From the first line of the listing below to the line with "9.28, 9.49, 9.47]", print each line exactly, and nothing more. Leave out the pictures.

>> BEGIN Data excerpt

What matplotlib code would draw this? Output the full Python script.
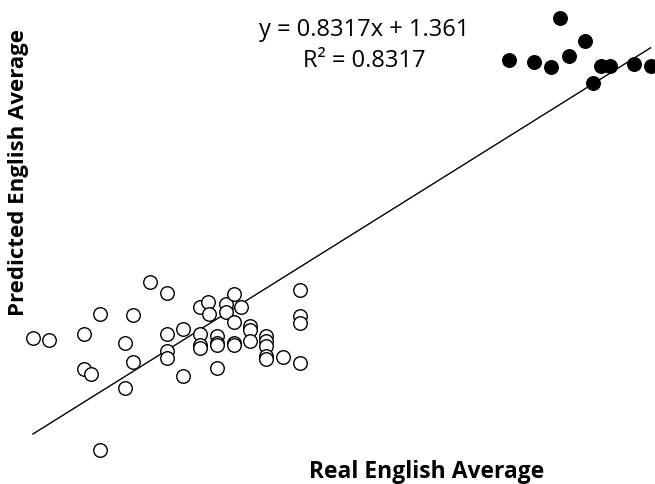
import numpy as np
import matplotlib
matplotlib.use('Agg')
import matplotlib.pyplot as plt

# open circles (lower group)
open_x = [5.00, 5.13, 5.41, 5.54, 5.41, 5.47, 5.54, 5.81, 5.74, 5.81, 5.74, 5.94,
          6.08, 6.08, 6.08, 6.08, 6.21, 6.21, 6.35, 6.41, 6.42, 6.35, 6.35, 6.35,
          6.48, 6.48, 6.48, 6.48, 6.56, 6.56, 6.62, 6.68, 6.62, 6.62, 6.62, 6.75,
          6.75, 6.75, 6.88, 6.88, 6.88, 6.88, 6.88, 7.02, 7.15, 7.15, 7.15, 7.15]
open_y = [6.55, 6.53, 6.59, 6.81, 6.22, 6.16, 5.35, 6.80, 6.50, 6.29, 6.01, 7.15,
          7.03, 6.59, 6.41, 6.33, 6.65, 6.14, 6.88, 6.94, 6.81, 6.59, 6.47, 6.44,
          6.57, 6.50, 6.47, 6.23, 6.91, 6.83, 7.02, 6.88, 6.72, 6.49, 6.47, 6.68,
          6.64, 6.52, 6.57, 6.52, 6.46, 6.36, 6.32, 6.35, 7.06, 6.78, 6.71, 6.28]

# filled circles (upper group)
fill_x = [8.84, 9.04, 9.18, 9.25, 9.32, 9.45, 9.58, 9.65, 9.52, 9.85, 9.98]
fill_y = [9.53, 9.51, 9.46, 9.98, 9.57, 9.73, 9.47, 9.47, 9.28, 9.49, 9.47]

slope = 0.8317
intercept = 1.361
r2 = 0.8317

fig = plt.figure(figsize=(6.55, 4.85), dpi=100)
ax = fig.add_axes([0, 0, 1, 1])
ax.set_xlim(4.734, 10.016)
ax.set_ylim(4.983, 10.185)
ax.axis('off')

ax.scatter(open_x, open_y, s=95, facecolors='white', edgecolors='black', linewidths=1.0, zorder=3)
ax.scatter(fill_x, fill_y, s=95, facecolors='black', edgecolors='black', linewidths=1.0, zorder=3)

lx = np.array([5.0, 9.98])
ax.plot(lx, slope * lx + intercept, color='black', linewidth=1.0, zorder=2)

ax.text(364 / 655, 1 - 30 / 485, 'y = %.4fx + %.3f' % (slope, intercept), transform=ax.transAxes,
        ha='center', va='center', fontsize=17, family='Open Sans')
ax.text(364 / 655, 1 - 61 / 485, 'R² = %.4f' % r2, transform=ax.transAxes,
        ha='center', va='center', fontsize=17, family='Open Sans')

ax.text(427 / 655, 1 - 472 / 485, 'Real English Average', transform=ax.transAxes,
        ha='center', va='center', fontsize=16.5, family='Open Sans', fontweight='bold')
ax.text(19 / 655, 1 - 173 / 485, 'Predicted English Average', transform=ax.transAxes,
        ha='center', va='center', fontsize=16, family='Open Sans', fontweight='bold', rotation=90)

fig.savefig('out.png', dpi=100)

>> END Data excerpt

> _Exercise solution_:
What matplotlib code would draw this? Output the full Python script.
import numpy as np
import matplotlib
matplotlib.use('Agg')
import matplotlib.pyplot as plt

# open circles (lower group)
open_x = [5.00, 5.13, 5.41, 5.54, 5.41, 5.47, 5.54, 5.81, 5.74, 5.81, 5.74, 5.94,
          6.08, 6.08, 6.08, 6.08, 6.21, 6.21, 6.35, 6.41, 6.42, 6.35, 6.35, 6.35,
          6.48, 6.48, 6.48, 6.48, 6.56, 6.56, 6.62, 6.68, 6.62, 6.62, 6.62, 6.75,
          6.75, 6.75, 6.88, 6.88, 6.88, 6.88, 6.88, 7.02, 7.15, 7.15, 7.15, 7.15]
open_y = [6.55, 6.53, 6.59, 6.81, 6.22, 6.16, 5.35, 6.80, 6.50, 6.29, 6.01, 7.15,
          7.03, 6.59, 6.41, 6.33, 6.65, 6.14, 6.88, 6.94, 6.81, 6.59, 6.47, 6.44,
          6.57, 6.50, 6.47, 6.23, 6.91, 6.83, 7.02, 6.88, 6.72, 6.49, 6.47, 6.68,
          6.64, 6.52, 6.57, 6.52, 6.46, 6.36, 6.32, 6.35, 7.06, 6.78, 6.71, 6.28]

# filled circles (upper group)
fill_x = [8.84, 9.04, 9.18, 9.25, 9.32, 9.45, 9.58, 9.65, 9.52, 9.85, 9.98]
fill_y = [9.53, 9.51, 9.46, 9.98, 9.57, 9.73, 9.47, 9.47, 9.28, 9.49, 9.47]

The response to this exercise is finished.